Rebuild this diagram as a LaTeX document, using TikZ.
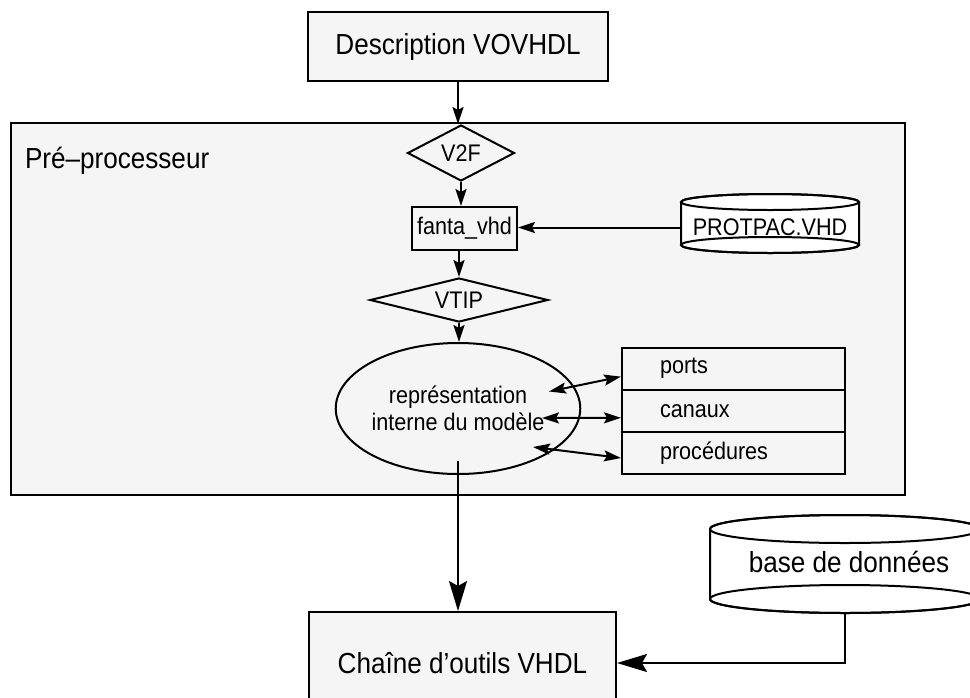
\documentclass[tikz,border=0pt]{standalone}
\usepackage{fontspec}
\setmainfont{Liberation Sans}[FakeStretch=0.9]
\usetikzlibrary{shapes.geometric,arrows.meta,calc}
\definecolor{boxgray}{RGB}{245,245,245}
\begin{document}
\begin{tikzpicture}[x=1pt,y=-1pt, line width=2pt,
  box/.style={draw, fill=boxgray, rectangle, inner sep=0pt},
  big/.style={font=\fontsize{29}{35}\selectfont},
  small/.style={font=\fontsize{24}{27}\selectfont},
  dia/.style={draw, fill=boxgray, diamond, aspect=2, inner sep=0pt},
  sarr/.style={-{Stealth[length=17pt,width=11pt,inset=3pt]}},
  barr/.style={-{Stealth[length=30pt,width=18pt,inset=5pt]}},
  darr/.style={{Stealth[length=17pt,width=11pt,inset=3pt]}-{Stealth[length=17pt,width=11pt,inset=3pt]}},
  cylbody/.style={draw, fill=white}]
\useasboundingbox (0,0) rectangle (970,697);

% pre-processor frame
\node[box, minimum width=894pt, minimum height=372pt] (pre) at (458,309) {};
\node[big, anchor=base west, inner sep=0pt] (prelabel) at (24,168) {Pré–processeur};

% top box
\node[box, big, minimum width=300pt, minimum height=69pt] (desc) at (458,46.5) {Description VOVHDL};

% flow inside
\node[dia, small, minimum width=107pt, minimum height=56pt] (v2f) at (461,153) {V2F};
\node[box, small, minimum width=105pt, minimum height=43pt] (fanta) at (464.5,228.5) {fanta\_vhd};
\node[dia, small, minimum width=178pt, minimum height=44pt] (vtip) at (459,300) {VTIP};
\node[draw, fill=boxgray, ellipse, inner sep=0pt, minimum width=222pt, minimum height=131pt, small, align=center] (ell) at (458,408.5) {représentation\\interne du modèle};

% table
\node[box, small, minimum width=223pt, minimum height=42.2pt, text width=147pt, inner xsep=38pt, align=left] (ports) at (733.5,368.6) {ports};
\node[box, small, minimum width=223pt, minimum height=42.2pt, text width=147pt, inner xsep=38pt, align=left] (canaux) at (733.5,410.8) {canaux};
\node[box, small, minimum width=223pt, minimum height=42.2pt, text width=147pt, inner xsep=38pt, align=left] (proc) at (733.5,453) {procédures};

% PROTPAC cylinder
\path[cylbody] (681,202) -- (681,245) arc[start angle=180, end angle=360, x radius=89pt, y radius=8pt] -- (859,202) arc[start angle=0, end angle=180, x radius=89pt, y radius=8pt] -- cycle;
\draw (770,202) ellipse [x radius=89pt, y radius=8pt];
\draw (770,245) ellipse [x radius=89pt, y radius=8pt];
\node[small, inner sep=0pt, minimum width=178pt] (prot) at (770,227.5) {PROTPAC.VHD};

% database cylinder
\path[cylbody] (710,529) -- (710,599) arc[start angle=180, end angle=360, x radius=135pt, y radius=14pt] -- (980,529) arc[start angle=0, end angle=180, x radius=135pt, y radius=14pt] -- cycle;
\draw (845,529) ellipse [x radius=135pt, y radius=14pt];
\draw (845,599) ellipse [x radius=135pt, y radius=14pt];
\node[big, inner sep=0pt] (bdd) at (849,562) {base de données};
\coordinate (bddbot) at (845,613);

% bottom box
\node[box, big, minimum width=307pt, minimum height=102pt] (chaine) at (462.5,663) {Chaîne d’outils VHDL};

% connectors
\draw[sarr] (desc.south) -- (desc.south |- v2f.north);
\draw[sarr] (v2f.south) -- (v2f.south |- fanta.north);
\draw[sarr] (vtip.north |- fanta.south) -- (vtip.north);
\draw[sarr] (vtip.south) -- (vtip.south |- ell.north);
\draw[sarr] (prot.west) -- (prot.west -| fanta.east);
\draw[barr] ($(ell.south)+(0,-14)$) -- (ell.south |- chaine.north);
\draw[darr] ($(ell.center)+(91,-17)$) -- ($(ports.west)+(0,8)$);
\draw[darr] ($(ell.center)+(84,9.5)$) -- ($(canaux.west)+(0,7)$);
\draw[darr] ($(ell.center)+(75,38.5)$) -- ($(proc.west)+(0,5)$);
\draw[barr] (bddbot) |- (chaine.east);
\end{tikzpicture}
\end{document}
-----
## Task instructions
Take the material above from its first line through the line holding "minimum width=300pt, minimum" and set it down exactly, without the pictures.

## In response
Rebuild this diagram as a LaTeX document, using TikZ.
\documentclass[tikz,border=0pt]{standalone}
\usepackage{fontspec}
\setmainfont{Liberation Sans}[FakeStretch=0.9]
\usetikzlibrary{shapes.geometric,arrows.meta,calc}
\definecolor{boxgray}{RGB}{245,245,245}
\begin{document}
\begin{tikzpicture}[x=1pt,y=-1pt, line width=2pt,
  box/.style={draw, fill=boxgray, rectangle, inner sep=0pt},
  big/.style={font=\fontsize{29}{35}\selectfont},
  small/.style={font=\fontsize{24}{27}\selectfont},
  dia/.style={draw, fill=boxgray, diamond, aspect=2, inner sep=0pt},
  sarr/.style={-{Stealth[length=17pt,width=11pt,inset=3pt]}},
  barr/.style={-{Stealth[length=30pt,width=18pt,inset=5pt]}},
  darr/.style={{Stealth[length=17pt,width=11pt,inset=3pt]}-{Stealth[length=17pt,width=11pt,inset=3pt]}},
  cylbody/.style={draw, fill=white}]
\useasboundingbox (0,0) rectangle (970,697);

% pre-processor frame
\node[box, minimum width=894pt, minimum height=372pt] (pre) at (458,309) {};
\node[big, anchor=base west, inner sep=0pt] (prelabel) at (24,168) {Pré–processeur};

% top box
\node[box, big, minimum width=300pt, minimum height=69pt] (desc) at (458,46.5) {Description VOVHDL};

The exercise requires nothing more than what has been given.